[start]

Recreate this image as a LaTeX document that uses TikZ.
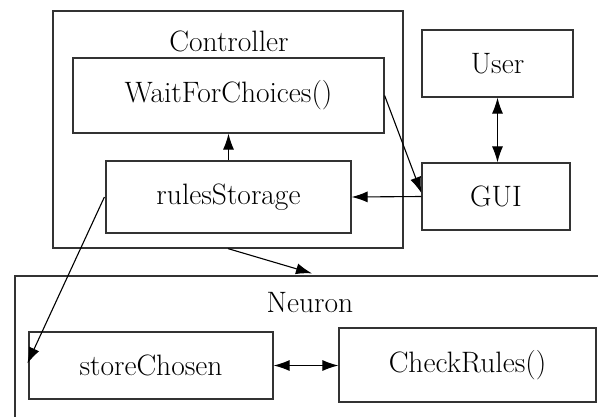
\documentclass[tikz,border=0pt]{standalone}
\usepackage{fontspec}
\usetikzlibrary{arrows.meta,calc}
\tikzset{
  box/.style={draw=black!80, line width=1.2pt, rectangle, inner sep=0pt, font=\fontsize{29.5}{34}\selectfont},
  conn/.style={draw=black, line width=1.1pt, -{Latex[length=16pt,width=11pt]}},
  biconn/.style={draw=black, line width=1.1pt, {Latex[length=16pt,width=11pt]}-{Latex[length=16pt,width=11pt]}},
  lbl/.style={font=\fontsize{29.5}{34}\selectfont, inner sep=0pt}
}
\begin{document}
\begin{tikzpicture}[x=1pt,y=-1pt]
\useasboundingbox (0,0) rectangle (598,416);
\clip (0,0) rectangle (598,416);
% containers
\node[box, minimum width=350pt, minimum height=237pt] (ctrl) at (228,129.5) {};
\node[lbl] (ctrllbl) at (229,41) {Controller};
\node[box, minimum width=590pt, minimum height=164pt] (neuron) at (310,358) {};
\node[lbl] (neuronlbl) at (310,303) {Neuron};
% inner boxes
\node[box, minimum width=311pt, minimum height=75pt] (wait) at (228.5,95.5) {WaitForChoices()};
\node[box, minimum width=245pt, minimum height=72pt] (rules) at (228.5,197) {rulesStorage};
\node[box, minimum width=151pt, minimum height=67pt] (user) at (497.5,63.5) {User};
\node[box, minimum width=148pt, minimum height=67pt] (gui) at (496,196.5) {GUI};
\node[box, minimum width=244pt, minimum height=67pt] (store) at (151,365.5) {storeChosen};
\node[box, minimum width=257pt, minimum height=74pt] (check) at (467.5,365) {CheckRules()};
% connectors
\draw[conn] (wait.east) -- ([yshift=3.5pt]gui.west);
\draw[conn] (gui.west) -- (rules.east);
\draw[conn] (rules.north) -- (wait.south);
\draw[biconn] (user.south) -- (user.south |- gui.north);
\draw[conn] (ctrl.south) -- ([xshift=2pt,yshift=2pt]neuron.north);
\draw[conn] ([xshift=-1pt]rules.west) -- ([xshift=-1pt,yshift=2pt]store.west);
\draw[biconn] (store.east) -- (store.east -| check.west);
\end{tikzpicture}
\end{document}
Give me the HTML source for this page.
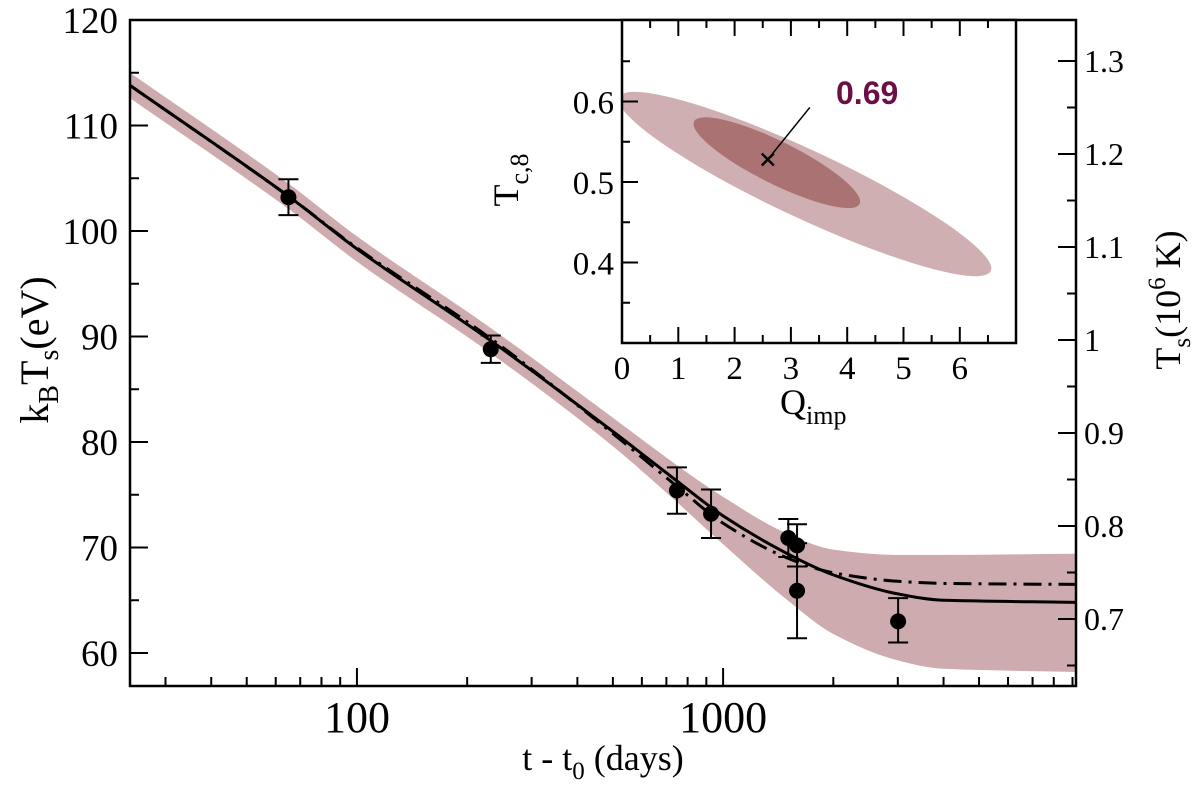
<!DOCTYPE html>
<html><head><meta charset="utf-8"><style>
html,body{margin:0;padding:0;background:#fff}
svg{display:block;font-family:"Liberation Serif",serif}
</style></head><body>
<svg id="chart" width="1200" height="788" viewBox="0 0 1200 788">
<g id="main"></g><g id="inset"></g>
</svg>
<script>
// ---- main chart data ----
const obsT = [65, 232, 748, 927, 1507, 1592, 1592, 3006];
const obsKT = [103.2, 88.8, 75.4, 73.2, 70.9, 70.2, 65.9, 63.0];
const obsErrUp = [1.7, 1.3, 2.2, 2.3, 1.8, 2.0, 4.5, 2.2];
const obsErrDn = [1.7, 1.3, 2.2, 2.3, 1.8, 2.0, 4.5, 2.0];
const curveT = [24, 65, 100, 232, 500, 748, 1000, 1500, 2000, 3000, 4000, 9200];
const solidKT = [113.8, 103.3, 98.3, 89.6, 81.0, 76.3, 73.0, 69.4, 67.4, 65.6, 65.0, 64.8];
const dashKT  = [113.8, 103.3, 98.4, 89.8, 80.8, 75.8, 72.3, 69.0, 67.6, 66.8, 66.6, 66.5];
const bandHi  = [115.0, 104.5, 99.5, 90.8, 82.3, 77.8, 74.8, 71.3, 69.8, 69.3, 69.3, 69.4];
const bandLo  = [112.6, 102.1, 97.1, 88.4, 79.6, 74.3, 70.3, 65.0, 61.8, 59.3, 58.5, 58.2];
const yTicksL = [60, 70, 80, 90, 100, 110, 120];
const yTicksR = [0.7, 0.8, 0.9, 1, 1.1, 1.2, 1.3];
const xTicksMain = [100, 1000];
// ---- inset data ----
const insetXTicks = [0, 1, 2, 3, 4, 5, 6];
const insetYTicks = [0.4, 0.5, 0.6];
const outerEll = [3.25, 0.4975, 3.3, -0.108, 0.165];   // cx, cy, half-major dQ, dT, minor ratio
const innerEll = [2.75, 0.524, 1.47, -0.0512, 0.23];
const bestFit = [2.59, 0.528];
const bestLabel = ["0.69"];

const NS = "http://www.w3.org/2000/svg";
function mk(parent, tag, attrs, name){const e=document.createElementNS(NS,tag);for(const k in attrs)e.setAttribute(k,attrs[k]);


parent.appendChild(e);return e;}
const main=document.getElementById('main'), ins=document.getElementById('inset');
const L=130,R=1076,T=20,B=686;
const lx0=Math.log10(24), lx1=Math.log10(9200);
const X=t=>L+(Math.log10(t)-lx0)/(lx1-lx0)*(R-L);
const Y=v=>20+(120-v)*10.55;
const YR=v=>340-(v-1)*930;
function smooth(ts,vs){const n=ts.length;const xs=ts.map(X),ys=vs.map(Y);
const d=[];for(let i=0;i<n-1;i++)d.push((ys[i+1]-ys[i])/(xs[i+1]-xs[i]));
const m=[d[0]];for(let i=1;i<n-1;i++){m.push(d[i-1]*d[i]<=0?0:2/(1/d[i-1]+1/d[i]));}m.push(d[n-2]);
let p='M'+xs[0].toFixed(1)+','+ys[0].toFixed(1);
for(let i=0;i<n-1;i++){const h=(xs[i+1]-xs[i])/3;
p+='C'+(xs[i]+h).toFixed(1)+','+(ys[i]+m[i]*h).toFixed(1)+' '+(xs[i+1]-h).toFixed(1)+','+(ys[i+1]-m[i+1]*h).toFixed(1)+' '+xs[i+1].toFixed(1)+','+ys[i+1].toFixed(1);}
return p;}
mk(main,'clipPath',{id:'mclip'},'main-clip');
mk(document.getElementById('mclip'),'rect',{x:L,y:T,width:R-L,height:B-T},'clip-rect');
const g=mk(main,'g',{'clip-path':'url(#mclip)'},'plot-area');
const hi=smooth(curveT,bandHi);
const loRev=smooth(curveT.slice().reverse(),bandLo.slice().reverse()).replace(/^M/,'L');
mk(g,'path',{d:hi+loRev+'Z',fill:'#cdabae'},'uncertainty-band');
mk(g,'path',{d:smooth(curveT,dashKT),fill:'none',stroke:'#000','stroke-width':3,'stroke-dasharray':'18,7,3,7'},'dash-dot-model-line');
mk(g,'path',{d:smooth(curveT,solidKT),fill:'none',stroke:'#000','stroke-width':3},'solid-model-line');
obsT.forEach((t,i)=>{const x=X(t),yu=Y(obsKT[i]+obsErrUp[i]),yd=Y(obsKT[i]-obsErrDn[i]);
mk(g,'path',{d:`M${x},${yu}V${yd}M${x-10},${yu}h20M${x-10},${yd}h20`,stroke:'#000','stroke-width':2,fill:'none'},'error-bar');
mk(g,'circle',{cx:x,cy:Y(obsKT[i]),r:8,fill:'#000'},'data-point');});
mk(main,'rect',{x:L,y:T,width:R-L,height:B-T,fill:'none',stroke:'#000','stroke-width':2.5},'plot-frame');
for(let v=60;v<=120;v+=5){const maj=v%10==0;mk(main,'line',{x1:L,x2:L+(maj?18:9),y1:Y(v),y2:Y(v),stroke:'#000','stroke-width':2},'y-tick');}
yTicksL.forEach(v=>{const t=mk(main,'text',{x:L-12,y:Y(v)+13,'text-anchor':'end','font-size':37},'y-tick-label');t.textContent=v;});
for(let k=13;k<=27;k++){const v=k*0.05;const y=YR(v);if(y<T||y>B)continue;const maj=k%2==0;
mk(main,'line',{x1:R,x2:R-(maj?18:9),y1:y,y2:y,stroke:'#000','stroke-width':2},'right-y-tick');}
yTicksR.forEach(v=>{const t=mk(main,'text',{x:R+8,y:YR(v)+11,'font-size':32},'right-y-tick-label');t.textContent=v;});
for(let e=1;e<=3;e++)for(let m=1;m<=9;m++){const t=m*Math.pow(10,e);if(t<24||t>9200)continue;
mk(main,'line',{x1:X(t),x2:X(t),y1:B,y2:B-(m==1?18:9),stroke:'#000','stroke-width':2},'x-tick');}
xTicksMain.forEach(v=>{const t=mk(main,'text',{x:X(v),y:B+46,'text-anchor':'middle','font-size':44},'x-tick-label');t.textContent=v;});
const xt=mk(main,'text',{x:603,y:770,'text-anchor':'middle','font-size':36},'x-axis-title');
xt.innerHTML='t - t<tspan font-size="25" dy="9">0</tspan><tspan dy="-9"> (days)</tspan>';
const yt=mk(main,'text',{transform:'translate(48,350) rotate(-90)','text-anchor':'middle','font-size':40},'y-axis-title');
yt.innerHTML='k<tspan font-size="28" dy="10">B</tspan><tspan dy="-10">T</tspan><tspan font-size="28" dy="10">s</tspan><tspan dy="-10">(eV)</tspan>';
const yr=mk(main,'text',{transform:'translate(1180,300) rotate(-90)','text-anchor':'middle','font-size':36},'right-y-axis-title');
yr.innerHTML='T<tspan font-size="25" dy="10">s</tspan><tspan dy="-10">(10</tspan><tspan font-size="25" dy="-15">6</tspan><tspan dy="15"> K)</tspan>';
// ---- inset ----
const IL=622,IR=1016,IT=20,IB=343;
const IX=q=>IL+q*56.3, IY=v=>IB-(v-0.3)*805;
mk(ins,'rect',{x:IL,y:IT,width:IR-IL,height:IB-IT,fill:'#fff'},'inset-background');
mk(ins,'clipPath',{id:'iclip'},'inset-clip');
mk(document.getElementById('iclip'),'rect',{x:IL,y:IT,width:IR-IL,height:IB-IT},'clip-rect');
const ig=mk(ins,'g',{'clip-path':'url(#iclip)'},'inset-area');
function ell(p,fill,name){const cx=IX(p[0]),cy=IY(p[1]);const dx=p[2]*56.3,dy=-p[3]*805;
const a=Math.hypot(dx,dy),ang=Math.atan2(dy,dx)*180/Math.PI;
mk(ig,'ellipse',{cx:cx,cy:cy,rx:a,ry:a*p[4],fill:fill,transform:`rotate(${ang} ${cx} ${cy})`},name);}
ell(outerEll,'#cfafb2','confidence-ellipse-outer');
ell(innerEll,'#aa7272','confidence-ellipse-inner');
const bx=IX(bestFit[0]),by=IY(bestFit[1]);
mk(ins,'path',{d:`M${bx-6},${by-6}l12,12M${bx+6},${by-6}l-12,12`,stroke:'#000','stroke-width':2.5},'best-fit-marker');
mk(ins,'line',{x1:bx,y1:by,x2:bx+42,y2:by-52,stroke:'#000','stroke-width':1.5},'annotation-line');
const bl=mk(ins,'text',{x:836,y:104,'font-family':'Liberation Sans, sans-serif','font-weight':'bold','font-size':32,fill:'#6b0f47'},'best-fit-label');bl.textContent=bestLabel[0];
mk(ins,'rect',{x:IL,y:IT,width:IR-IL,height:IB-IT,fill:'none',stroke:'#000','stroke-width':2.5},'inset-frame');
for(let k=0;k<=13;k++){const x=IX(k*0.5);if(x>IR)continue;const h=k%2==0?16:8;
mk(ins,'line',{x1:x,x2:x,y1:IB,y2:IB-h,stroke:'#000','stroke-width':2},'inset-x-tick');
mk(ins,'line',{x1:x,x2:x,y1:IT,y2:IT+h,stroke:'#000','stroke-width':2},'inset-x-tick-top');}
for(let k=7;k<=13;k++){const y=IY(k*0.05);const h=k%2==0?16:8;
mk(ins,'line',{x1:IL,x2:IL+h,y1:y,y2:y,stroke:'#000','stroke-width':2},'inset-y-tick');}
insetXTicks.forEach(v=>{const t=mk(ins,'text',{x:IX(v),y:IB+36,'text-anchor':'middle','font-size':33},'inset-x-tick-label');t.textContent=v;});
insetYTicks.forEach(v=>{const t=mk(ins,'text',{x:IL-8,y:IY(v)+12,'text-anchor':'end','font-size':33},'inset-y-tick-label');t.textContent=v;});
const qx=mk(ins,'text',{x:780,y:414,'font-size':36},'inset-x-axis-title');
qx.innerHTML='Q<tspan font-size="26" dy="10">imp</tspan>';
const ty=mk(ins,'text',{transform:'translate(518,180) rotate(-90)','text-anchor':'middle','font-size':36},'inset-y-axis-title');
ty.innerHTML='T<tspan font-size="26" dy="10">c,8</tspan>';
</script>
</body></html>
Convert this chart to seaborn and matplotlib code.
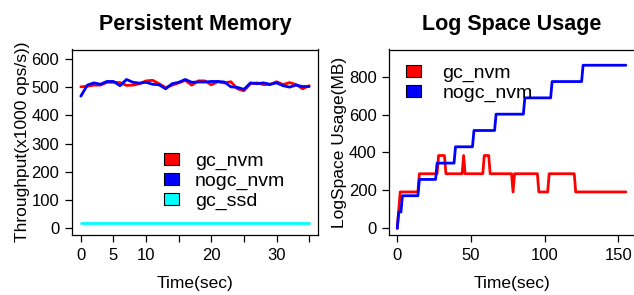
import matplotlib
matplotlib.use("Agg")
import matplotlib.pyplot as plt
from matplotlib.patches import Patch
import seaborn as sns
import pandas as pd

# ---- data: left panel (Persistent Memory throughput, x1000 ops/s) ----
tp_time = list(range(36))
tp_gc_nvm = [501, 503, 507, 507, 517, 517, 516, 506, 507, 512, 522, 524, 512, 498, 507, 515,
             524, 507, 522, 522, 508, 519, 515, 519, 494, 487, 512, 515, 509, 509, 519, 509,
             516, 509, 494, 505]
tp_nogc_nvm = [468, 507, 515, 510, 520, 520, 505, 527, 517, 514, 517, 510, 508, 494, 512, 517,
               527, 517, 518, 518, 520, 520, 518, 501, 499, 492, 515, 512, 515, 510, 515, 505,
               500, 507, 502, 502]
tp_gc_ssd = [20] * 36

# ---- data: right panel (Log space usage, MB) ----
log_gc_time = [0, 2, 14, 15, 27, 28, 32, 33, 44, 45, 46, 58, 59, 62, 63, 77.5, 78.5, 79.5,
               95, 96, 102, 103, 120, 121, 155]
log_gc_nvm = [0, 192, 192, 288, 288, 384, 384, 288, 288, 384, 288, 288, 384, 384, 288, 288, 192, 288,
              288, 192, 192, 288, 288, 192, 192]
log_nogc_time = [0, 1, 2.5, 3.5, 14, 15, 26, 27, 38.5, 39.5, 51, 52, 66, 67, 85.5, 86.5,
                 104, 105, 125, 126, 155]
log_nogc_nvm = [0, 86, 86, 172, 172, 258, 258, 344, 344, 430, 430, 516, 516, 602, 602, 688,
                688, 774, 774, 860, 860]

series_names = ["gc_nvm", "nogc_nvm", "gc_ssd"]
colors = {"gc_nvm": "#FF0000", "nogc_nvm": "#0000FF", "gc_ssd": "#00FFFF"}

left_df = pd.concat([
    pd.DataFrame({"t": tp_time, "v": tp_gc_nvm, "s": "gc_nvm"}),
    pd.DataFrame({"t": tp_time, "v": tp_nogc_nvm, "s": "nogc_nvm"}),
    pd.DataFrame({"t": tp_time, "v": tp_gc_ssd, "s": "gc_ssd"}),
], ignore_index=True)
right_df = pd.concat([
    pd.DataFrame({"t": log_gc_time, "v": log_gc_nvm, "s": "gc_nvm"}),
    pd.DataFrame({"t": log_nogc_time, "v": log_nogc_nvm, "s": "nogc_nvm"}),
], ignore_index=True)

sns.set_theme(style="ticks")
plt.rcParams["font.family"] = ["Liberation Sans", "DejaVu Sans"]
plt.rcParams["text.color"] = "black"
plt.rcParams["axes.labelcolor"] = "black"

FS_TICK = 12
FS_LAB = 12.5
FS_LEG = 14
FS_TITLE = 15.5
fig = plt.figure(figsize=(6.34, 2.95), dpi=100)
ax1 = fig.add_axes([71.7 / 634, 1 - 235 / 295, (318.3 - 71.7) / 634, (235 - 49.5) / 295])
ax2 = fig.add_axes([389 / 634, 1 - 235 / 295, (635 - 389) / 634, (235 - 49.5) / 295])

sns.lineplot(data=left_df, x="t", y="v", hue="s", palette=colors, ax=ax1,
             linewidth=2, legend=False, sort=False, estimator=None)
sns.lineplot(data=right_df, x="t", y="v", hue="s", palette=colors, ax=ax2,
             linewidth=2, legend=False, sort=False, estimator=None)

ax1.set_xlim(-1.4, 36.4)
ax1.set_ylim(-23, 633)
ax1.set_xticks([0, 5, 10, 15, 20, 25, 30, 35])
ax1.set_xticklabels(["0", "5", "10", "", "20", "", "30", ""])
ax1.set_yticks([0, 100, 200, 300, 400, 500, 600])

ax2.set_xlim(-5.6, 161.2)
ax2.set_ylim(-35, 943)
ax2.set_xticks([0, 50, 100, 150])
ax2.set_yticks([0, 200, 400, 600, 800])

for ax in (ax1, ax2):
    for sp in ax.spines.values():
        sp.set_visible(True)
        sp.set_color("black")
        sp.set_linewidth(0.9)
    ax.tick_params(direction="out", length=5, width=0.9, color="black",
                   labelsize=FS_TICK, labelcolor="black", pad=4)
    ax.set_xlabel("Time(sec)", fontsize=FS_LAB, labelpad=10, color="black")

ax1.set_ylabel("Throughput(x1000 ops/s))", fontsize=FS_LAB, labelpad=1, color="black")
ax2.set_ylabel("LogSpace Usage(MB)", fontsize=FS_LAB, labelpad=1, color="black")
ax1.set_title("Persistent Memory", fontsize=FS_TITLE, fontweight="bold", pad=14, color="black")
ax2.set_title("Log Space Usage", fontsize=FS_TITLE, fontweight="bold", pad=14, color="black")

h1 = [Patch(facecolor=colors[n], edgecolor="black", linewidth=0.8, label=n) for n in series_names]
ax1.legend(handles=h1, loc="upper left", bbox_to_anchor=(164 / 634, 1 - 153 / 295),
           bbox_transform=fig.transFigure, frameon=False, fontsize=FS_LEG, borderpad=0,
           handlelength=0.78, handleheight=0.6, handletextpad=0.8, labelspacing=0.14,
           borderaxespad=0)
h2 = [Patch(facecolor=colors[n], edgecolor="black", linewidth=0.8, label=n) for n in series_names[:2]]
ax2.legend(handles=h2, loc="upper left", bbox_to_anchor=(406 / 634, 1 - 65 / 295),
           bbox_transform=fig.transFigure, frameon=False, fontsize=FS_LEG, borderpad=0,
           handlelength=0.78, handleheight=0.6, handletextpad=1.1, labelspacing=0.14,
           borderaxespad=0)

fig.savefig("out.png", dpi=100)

[end]

Pull every line containing "chart" out of the records.

<svg id="chart" width="1200" height="788" viewBox="0 0 1200 788">
// ---- main chart data ----
Convert this chart to seaborn and matplotlib code.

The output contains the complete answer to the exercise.